What is needed: Reproduce all the lines below exactly and omit the images.

The records:
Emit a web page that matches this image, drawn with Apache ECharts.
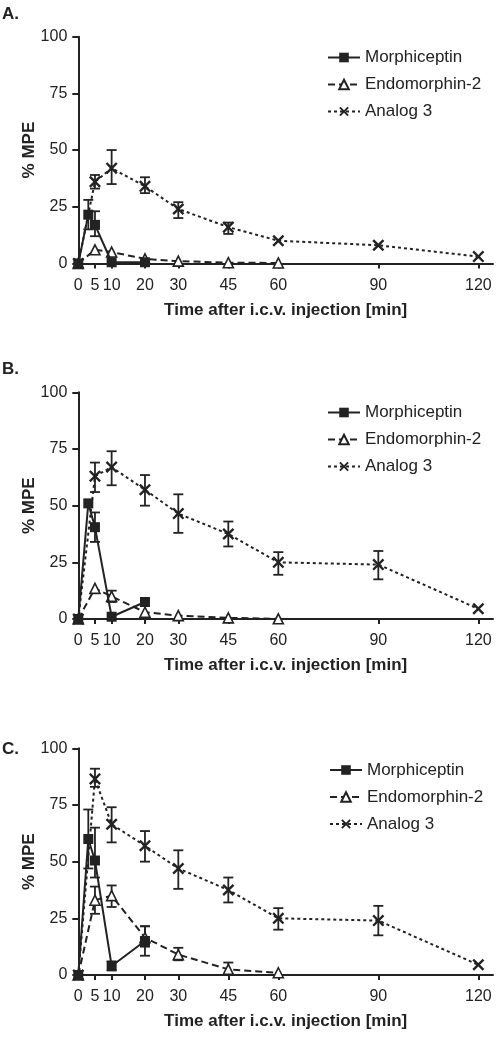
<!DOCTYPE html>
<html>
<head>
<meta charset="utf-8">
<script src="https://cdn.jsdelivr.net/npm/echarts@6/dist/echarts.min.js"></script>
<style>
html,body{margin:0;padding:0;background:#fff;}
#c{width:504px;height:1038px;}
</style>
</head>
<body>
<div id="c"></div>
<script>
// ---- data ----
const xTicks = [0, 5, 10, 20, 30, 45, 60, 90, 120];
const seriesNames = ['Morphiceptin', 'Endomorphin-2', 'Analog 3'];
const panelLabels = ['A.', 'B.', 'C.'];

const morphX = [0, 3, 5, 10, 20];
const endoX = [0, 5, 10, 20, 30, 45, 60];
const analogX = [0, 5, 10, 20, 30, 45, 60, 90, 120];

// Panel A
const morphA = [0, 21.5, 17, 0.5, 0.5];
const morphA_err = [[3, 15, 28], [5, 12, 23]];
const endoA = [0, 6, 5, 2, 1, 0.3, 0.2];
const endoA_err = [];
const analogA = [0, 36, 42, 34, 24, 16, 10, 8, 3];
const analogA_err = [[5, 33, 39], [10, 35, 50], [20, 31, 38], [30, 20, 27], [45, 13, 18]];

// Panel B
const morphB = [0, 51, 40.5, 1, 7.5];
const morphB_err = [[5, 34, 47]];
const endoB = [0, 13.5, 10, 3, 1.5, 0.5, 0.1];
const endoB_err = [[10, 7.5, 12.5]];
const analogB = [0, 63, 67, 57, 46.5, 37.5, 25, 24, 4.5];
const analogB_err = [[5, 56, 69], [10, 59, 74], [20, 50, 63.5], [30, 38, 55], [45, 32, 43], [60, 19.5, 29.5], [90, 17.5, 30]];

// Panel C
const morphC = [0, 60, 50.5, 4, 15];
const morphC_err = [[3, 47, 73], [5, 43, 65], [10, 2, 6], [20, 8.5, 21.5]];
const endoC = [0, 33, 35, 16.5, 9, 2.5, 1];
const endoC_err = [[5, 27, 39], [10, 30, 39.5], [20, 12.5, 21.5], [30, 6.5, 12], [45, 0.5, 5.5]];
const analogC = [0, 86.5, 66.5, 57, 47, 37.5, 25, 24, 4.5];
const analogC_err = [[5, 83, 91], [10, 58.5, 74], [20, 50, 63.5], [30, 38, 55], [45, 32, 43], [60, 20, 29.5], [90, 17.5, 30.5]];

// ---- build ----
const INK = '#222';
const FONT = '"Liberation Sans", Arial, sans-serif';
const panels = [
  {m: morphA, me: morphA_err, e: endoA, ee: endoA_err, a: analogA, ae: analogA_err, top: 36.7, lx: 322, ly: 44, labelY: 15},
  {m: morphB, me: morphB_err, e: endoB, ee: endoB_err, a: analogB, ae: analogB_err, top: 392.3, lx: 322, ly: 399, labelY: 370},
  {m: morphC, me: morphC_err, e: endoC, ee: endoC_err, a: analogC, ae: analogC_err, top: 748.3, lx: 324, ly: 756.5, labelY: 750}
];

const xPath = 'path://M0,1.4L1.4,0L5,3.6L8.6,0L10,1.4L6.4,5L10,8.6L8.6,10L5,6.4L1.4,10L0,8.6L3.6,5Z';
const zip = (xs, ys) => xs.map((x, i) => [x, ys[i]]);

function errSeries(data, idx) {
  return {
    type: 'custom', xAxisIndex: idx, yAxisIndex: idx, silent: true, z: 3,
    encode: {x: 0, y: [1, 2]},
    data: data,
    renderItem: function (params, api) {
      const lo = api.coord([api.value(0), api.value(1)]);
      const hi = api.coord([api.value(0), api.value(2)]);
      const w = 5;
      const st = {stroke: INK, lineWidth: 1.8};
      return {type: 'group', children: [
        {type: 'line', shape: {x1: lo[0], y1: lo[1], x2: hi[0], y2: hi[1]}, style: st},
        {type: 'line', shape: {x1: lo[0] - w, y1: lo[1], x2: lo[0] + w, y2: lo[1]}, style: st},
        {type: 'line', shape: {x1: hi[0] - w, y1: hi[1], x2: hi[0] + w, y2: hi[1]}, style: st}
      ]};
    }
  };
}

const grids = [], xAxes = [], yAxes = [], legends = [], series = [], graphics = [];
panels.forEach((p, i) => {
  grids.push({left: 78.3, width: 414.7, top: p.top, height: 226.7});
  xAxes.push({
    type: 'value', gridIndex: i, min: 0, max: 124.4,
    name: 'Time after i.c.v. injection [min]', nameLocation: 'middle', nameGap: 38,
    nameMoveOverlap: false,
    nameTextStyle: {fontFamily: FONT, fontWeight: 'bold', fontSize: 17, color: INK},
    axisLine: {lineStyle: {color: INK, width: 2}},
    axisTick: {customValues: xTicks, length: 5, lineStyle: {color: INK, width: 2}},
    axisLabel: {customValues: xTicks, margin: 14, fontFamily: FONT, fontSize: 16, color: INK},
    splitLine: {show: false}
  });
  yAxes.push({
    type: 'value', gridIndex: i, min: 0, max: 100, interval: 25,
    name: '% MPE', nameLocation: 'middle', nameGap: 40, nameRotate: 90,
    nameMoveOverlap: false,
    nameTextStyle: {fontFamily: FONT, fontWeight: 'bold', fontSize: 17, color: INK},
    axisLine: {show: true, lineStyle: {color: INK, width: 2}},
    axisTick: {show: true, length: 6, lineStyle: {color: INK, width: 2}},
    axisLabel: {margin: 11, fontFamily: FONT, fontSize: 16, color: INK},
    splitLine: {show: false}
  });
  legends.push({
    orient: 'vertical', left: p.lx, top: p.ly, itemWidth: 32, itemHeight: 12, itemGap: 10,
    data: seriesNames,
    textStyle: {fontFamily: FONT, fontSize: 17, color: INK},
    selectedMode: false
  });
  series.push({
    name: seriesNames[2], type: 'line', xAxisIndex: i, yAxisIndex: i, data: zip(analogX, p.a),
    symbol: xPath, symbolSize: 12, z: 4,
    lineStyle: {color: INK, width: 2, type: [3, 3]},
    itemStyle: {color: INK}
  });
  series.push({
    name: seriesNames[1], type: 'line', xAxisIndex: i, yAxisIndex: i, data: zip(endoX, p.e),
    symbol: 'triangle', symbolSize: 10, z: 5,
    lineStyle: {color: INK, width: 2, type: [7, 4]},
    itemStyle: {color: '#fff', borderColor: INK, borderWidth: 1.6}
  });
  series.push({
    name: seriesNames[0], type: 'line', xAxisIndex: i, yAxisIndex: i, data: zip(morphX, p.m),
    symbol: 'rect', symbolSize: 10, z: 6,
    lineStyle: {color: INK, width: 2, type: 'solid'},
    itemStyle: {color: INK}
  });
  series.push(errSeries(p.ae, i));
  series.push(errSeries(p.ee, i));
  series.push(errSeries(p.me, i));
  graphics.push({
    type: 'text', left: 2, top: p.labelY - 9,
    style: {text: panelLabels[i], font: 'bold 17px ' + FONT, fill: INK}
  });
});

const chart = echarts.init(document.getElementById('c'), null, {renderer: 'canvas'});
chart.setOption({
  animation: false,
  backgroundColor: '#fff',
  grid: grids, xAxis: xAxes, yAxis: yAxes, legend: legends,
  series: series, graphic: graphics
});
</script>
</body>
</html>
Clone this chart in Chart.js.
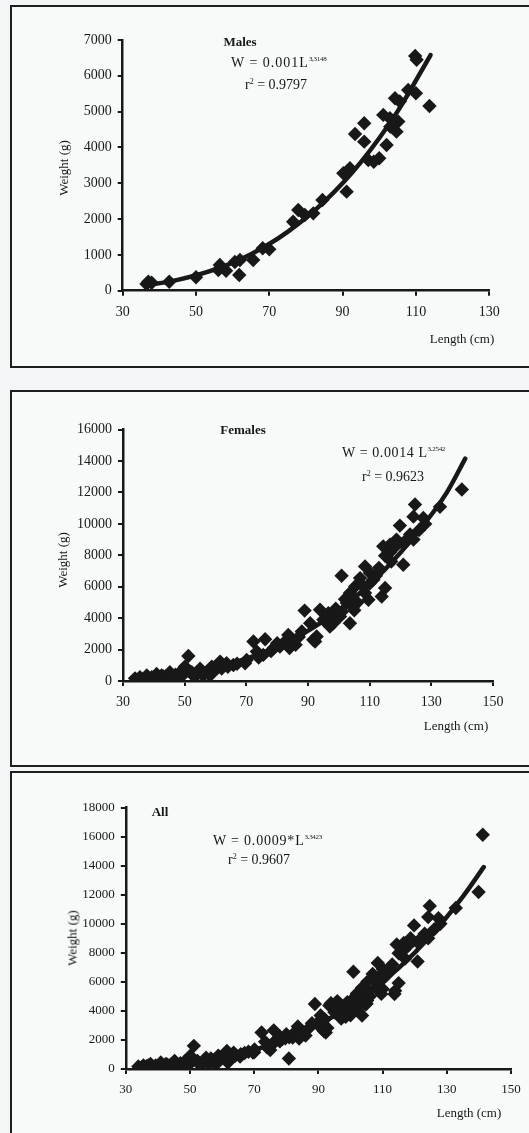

Expected answer:
Emit a web page that matches this image, drawn with Apache ECharts.
<!DOCTYPE html>
<html>
<head>
<meta charset="utf-8">
<script src="https://cdn.jsdelivr.net/npm/echarts@6/dist/echarts.min.js"></script>
<style>
html,body{margin:0;padding:0;background:#fff;}
#c{width:504px;height:1038px;}
</style>
</head>
<body>
<div id="c"></div>
<script>
// ---- data ----
const xTicks = [0, 5, 10, 20, 30, 45, 60, 90, 120];
const seriesNames = ['Morphiceptin', 'Endomorphin-2', 'Analog 3'];
const panelLabels = ['A.', 'B.', 'C.'];

const morphX = [0, 3, 5, 10, 20];
const endoX = [0, 5, 10, 20, 30, 45, 60];
const analogX = [0, 5, 10, 20, 30, 45, 60, 90, 120];

// Panel A
const morphA = [0, 21.5, 17, 0.5, 0.5];
const morphA_err = [[3, 15, 28], [5, 12, 23]];
const endoA = [0, 6, 5, 2, 1, 0.3, 0.2];
const endoA_err = [];
const analogA = [0, 36, 42, 34, 24, 16, 10, 8, 3];
const analogA_err = [[5, 33, 39], [10, 35, 50], [20, 31, 38], [30, 20, 27], [45, 13, 18]];

// Panel B
const morphB = [0, 51, 40.5, 1, 7.5];
const morphB_err = [[5, 34, 47]];
const endoB = [0, 13.5, 10, 3, 1.5, 0.5, 0.1];
const endoB_err = [[10, 7.5, 12.5]];
const analogB = [0, 63, 67, 57, 46.5, 37.5, 25, 24, 4.5];
const analogB_err = [[5, 56, 69], [10, 59, 74], [20, 50, 63.5], [30, 38, 55], [45, 32, 43], [60, 19.5, 29.5], [90, 17.5, 30]];

// Panel C
const morphC = [0, 60, 50.5, 4, 15];
const morphC_err = [[3, 47, 73], [5, 43, 65], [10, 2, 6], [20, 8.5, 21.5]];
const endoC = [0, 33, 35, 16.5, 9, 2.5, 1];
const endoC_err = [[5, 27, 39], [10, 30, 39.5], [20, 12.5, 21.5], [30, 6.5, 12], [45, 0.5, 5.5]];
const analogC = [0, 86.5, 66.5, 57, 47, 37.5, 25, 24, 4.5];
const analogC_err = [[5, 83, 91], [10, 58.5, 74], [20, 50, 63.5], [30, 38, 55], [45, 32, 43], [60, 20, 29.5], [90, 17.5, 30.5]];

// ---- build ----
const INK = '#222';
const FONT = '"Liberation Sans", Arial, sans-serif';
const panels = [
  {m: morphA, me: morphA_err, e: endoA, ee: endoA_err, a: analogA, ae: analogA_err, top: 36.7, lx: 322, ly: 44, labelY: 15},
  {m: morphB, me: morphB_err, e: endoB, ee: endoB_err, a: analogB, ae: analogB_err, top: 392.3, lx: 322, ly: 399, labelY: 370},
  {m: morphC, me: morphC_err, e: endoC, ee: endoC_err, a: analogC, ae: analogC_err, top: 748.3, lx: 324, ly: 756.5, labelY: 750}
];

const xPath = 'path://M0,1.4L1.4,0L5,3.6L8.6,0L10,1.4L6.4,5L10,8.6L8.6,10L5,6.4L1.4,10L0,8.6L3.6,5Z';
const zip = (xs, ys) => xs.map((x, i) => [x, ys[i]]);

function errSeries(data, idx) {
  return {
    type: 'custom', xAxisIndex: idx, yAxisIndex: idx, silent: true, z: 3,
    encode: {x: 0, y: [1, 2]},
    data: data,
    renderItem: function (params, api) {
      const lo = api.coord([api.value(0), api.value(1)]);
      const hi = api.coord([api.value(0), api.value(2)]);
      const w = 5;
      const st = {stroke: INK, lineWidth: 1.8};
      return {type: 'group', children: [
        {type: 'line', shape: {x1: lo[0], y1: lo[1], x2: hi[0], y2: hi[1]}, style: st},
        {type: 'line', shape: {x1: lo[0] - w, y1: lo[1], x2: lo[0] + w, y2: lo[1]}, style: st},
        {type: 'line', shape: {x1: hi[0] - w, y1: hi[1], x2: hi[0] + w, y2: hi[1]}, style: st}
      ]};
    }
  };
}

const grids = [], xAxes = [], yAxes = [], legends = [], series = [], graphics = [];
panels.forEach((p, i) => {
  grids.push({left: 78.3, width: 414.7, top: p.top, height: 226.7});
  xAxes.push({
    type: 'value', gridIndex: i, min: 0, max: 124.4,
    name: 'Time after i.c.v. injection [min]', nameLocation: 'middle', nameGap: 38,
    nameMoveOverlap: false,
    nameTextStyle: {fontFamily: FONT, fontWeight: 'bold', fontSize: 17, color: INK},
    axisLine: {lineStyle: {color: INK, width: 2}},
    axisTick: {customValues: xTicks, length: 5, lineStyle: {color: INK, width: 2}},
    axisLabel: {customValues: xTicks, margin: 14, fontFamily: FONT, fontSize: 16, color: INK},
    splitLine: {show: false}
  });
  yAxes.push({
    type: 'value', gridIndex: i, min: 0, max: 100, interval: 25,
    name: '% MPE', nameLocation: 'middle', nameGap: 40, nameRotate: 90,
    nameMoveOverlap: false,
    nameTextStyle: {fontFamily: FONT, fontWeight: 'bold', fontSize: 17, color: INK},
    axisLine: {show: true, lineStyle: {color: INK, width: 2}},
    axisTick: {show: true, length: 6, lineStyle: {color: INK, width: 2}},
    axisLabel: {margin: 11, fontFamily: FONT, fontSize: 16, color: INK},
    splitLine: {show: false}
  });
  legends.push({
    orient: 'vertical', left: p.lx, top: p.ly, itemWidth: 32, itemHeight: 12, itemGap: 10,
    data: seriesNames,
    textStyle: {fontFamily: FONT, fontSize: 17, color: INK},
    selectedMode: false
  });
  series.push({
    name: seriesNames[2], type: 'line', xAxisIndex: i, yAxisIndex: i, data: zip(analogX, p.a),
    symbol: xPath, symbolSize: 12, z: 4,
    lineStyle: {color: INK, width: 2, type: [3, 3]},
    itemStyle: {color: INK}
  });
  series.push({
    name: seriesNames[1], type: 'line', xAxisIndex: i, yAxisIndex: i, data: zip(endoX, p.e),
    symbol: 'triangle', symbolSize: 10, z: 5,
    lineStyle: {color: INK, width: 2, type: [7, 4]},
    itemStyle: {color: '#fff', borderColor: INK, borderWidth: 1.6}
  });
  series.push({
    name: seriesNames[0], type: 'line', xAxisIndex: i, yAxisIndex: i, data: zip(morphX, p.m),
    symbol: 'rect', symbolSize: 10, z: 6,
    lineStyle: {color: INK, width: 2, type: 'solid'},
    itemStyle: {color: INK}
  });
  series.push(errSeries(p.ae, i));
  series.push(errSeries(p.ee, i));
  series.push(errSeries(p.me, i));
  graphics.push({
    type: 'text', left: 2, top: p.labelY - 9,
    style: {text: panelLabels[i], font: 'bold 17px ' + FONT, fill: INK}
  });
});

const chart = echarts.init(document.getElementById('c'), null, {renderer: 'canvas'});
chart.setOption({
  animation: false,
  backgroundColor: '#fff',
  grid: grids, xAxis: xAxes, yAxis: yAxes, legend: legends,
  series: series, graphic: graphics
});
</script>
</body>
</html>
Clone this chart in Chart.js.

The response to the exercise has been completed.